Pero Amanda no acepta su nueva condición de mestiza. Proclama que yo soy blanca. Hasta que comprende que, precisamente, es esta su mejor cualidad y fortaleza: pertenecer a lo mejor de ambos mundos. Al admitir esto, entiende que la libertad no se haya en las promesas, sino en los actos, del mismo modo que el coraje no se encuentra en los discursos de los hipócritas, sino en la aceptación del propio pasado; o que la distinción y el señorío no son propiedad de rangos y nombres, sino del empaque a la hora de saber encajar los golpes, con una humanidad juiciosa. Algo que ninguna geografía posee en exclusiva. Al fin y al cabo, como explicita el nordista Seth, una cosa es por lo que se lucha, y otra lo que uno mete en su casa.

Hamish también se afana por no perder su libertad (ante las amenazas de la Unión), llegando a sacrificar parte de lo que más ama, su plantación. Ya sabía yo que usted no obedecería imposiciones de ningún hombre, le espeta un conocido. Esta resolución personal convierte al personaje de Gable (1901-1960) en una creación admirable, en lugar de en el portador de ninguna postura tendenciosa. En efecto, junto a los viejos tiempos de cada uno, está desapareciendo un orden caduco en La esclava libre. Algo que Walsh anticipa con el estallido de una tormenta; el equivalente atmosférico de la tempestad interior de Amanda y Hamish. En el caso de este último, su otro yo responde a un pasado facineroso entre sombras, que él mismo, consecuente con su forma de ser, termina por desvelar.

Sin duda, el pretérito de los personajes pesa como una losa.
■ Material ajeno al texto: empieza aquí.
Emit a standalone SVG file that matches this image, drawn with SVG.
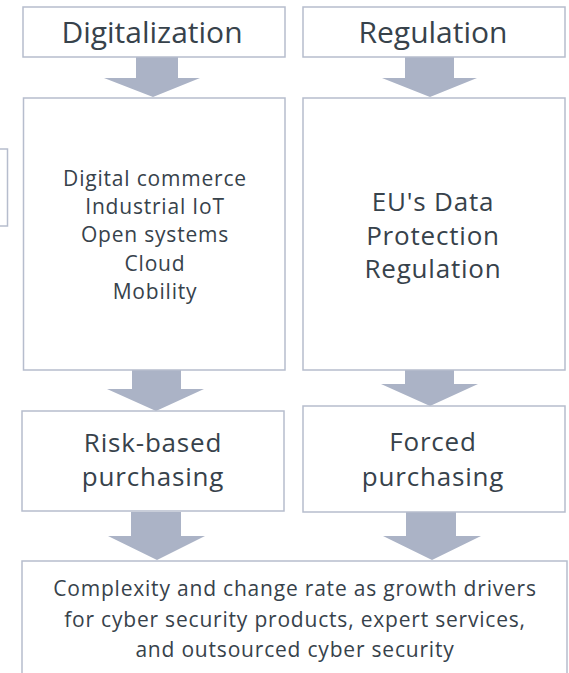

También en Rau-Ru (Sidney Poitier), el secretario de color de Hamish. Todos ellos hallarán la auténtica libertad con la ayuda de los demás, sin sacrificar por ello su identidad, y pese a que, tal y como recuerda Hamish, uno es tan libre como es posible y el entorno permite. En cualquier caso, no basta con que “las cosas cambien”. Han de cambiar para mejor, y eso aún está por llegar.


Entre tanto, el reverso de Hamish es el caballerete Charles de Marigny (Patrick Knowles, ya especializado en este tipo de cometidos), al que el primero se enfrenta, demostrando, una vez más, que la protección es patrimonio de la generosidad, la gratitud y la lealtad (por ejemplo, la que le dispensa el ex criado Jimmee [Russell Evans]), y no del sometimiento (en ninguna de las direcciones).

Porque la razón nunca está en una facción sola. Todos estamos esclavizados por algo o alguien, incluso cuando más libres nos creemos. Como le sucede al despreciativo Ru, esclavo de su resentimiento. Por el contrario, si Amanda decide finalmente permanecer junto a Hamish Bond, es por decisión y voluntad propia, y no por ninguna conveniencia. Ambos han necesitado encontrar ese otro alguien en quien merece la pena confiar.

De hecho, no existe la Historia, sino muchas historias, al arbitrio de la primera. En algún lugar ha de estar, sino la Verdad, sí al menos la tranquilidad del espíritu. Esa que anhelan Amanda y Hamish cuando ambos comprenden que, sobre el pasado, turbulento o vulnerado, se construye, en lugar de someterse a él.